After the trip to Jordan a few weeks ago, the students have just completed the last study trip of the year: three days in the Negev, discovering Nabatean cities, Roman forts and breathtaking landscapes.
We asked four students to talk about the places that marked their trip:
“The trip to the Negev took us to the desert and under the already hot April sun we were able to realize the importance of the citadels that lined it. Avdat, a strategic Nabatean city to watch over the commercial routes of the incense and spice route, stands on a hill from where the view is impressive. In addition to security, it provided essential supplies for the caravans. The walls, terms and Byzantine churches, whose ruins can be seen today, make this site a remarkable testimony of these periods which run from the 4th to the 10th century.”
Friar Éric B., O.Praem
“What is striking about Timna is the combination of the geological, the human and the sacred. Men settled here more than 60 centuries ago to exploit copper ore; the mine shafts and the remains of workshops still bear witness to their working conditions, and the rock preserves the trace of their passage, in the form of Egyptian rock engravings. Nearby are two temples, installed in a grandiose setting, spectacularly sculpted by time, sand and wind. The divine thus occupies an essential place between the astonishing beauty of nature and the marvelous invention by man of metallurgy.”
Bertille Le C.
“Only 15 km from the current Egyptian border, the ruins of Shivta (Sobota) caught the attention of EBAF students. This western Negev city has no tell, no fortification walls, and no springs, but was nonetheless prosperous. Perhaps founded in the first century CE, Shivta reached its peak in the Byzantine period, when it was home to a bishop as early as the middle of the fourth century.
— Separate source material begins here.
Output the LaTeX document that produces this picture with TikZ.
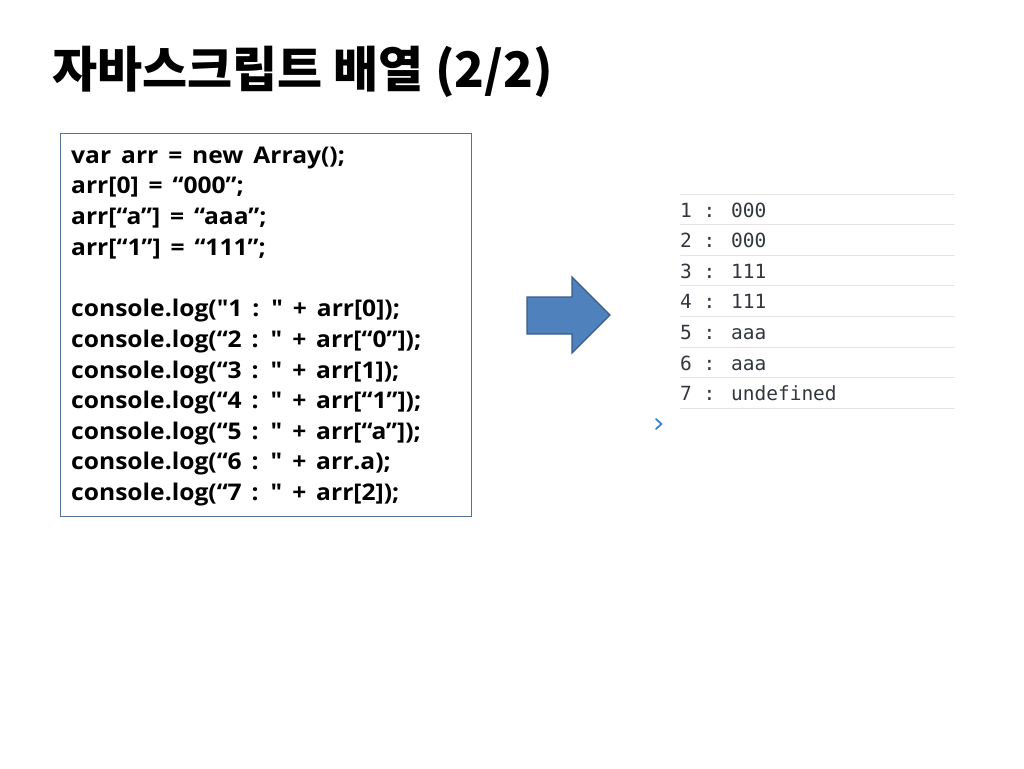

Three large churches, one fortified, very beautiful apses still preserving some traces of frescoes (transfiguration), two baptisteries, testify to this wealth. After a short period of Islamization, Shivta seems to have been definitively abandoned around the middle of the 9th century. However, this city did not deliver all its secrets since 3/4 of its surface remain to be excavated!”
Father François S.
“It was during the first day of the trip to the Negev that we visited the site of Mamshit. An important Nabatean city occupied during the Roman and Byzantine eras, of which we could observe many remains still in place and others in the heart of later constructions. These remains bear witness to this history, combining Nabatean architecture, reuse, and Byzantine architecture and style. A large house, a place of Nabatean life, a courtyard with columns with Nabatean capitals, Byzantine churches with floors decorated with mosaics and walls borrowed from Nabatean elements, among others, have thus regaled our eyes.”